Here is a decent coyote track. The near-perfect oval shape of individual tracks and purposeful, direct gait pattern is what suggested coyote to me, though I am not expert enough to be 100% confident.

The perfect oval compression of a coyote

Note the purposeful, straight line of the coyote trail. I think a domestic dog would be zig-zagging all over the place.
I put all this tracking & sign material in this post because it relates to food (well, and it's just really cool). All these tracks and signs revealed themselves while I was hunting for a shelter location. If there was sufficient time after I got the shelter up, I'd come back to one or more of these spots to set up a snare or deadfall. Maybe, if I was lucky, I'd have an animal to roast for breakfast the next day.


The most promising spot for a snare seemed to be the porcupine den. This was the freshest sign, and I imagined the animal would have to come in and out of the den at least one more time before the next morning. A little nervous, I set about installing a snare right in the den's entryway.

I was unsure of how wide to make the noose, or exactly where to place it
I didn't get a picture of the trigger mechanism, but I used a similar version to that posted here. I tried to set it up as quickly as possible and get the heck out of there, so as to not leave too strong a scent.

I'd read about a deer snare made from a branch and paracord, but never set one up before. I don't know enough about deer's habits or about this area to place a snare in just the right spot. Nonetheless, I figure it would be good practice to set one up, even if chances of it working are next to nothing.

I lashed a sapling across 2 trees and draped a large noose over it.

zoomed out
This snare struck me as cruel when I first read about it. Supposedly, though, when a deer gets snared it panics and strangles itself in a few seconds. Survival is cruel sometimes I guess. I have mixed feelings about it.

The next morning, after breaking camp, I checked the porcupine snare. Nothing. The porcupine had simply pushed the noose to the side before entering/exiting the den. It appeared she did not try to put her head through. I was fascinated to discover that the paracord itself had taken on the musk of the porcupine just from briefly touching her, still strong days later at home.

The noose was apparently pushed aside
I was ambivalent about my lack of meat. On the one hand, I was really hungry and a little frustrated by yet another snare failure. On the other, I'd have been really sad to have killed a porcupine. And, on the other OTHER hand, this was by far the closest I've ever come to snaring a critter as big as a porcupine.

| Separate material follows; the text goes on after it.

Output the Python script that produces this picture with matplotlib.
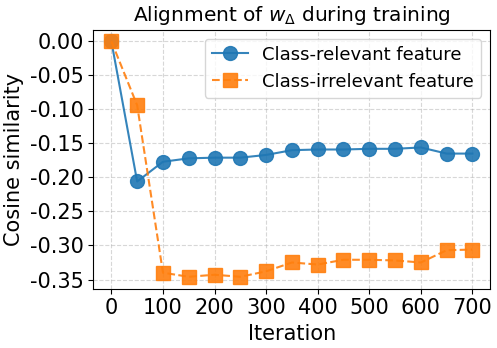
import matplotlib
matplotlib.use("Agg")
import matplotlib.pyplot as plt
from matplotlib.ticker import MultipleLocator, FormatStrFormatter

iterations = [0, 50, 100, 150, 200, 250, 300, 350, 400, 450, 500, 550, 600, 650, 700]
relevant = [0.0, -0.206, -0.177, -0.172, -0.171, -0.171, -0.167, -0.160, -0.159, -0.159,
            -0.158, -0.158, -0.156, -0.165, -0.165]
irrelevant = [0.0, -0.094, -0.340, -0.346, -0.343, -0.346, -0.338, -0.325, -0.328, -0.321,
              -0.321, -0.322, -0.325, -0.307, -0.306]

fig, ax = plt.subplots(figsize=(4.97, 3.48), dpi=100)
ax.plot(iterations, relevant, marker='o', markersize=10, linestyle='-',
        alpha=0.9, label='Class-relevant feature')
ax.plot(iterations, irrelevant, marker='s', markersize=10, linestyle='--',
        alpha=0.9, label='Class-irrelevant feature')
ax.set_title(r'Alignment of $w_\Delta$ during training', fontsize=14.5)
ax.set_xlabel('Iteration', fontsize=15)
ax.set_ylabel('Cosine similarity', fontsize=15)
ax.set_xticks(range(0, 701, 100))
ax.yaxis.set_major_locator(MultipleLocator(0.05))
ax.yaxis.set_major_formatter(FormatStrFormatter('%.2f'))
ax.tick_params(labelsize=15)
ax.grid(True, linestyle='--', alpha=0.5)
ax.legend(fontsize=13)
fig.tight_layout(pad=0.3)
fig.savefig('out.png')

I don't know for sure what a better noose placement would look like in this case. Probably it should have been smaller, and more thoughtfully placed. How can I predict where exactly the porcupine head would be on exit/entrance? Food for thought, haha.

I didn't find any surprises near the deer snare either. No fresh sign. I don't think a deer passed within 100 meters of that snare while it was up. I think to have a better chance of working, this would need to be placed in an area not only with heavy deer traffic (I did that) but also such that deer have to travel through a narrow opening. It will be a while before I figure this one out.

Every snare information source says snaring/trapping is a numbers game. I know this, but I just did not have any time to put up more snares that night. I wanted to put a snare or two around the animal track funnel (pictured above). That seemed promising, but I did not have time to hike over there. I barely got back to my shelter before dark as it was.

I've said this before, but I will need to stay out for 2 nights to get sufficient traps and snares up. That way, the first day is focused on shelter. That evening, trap and snare parts can be carved and de-scented in the fire. Then the entire next day could be spent setting up a dozen traps. It's going to have to wait for summer vacation I guess.

In the meantime, I've signed up for a Massachusetts basic trapper education course. Perhaps I can get proficient at trapping with modern tools. That would enable me to focus on the details of good trap placement, without getting hung up in constructing primitive trap components.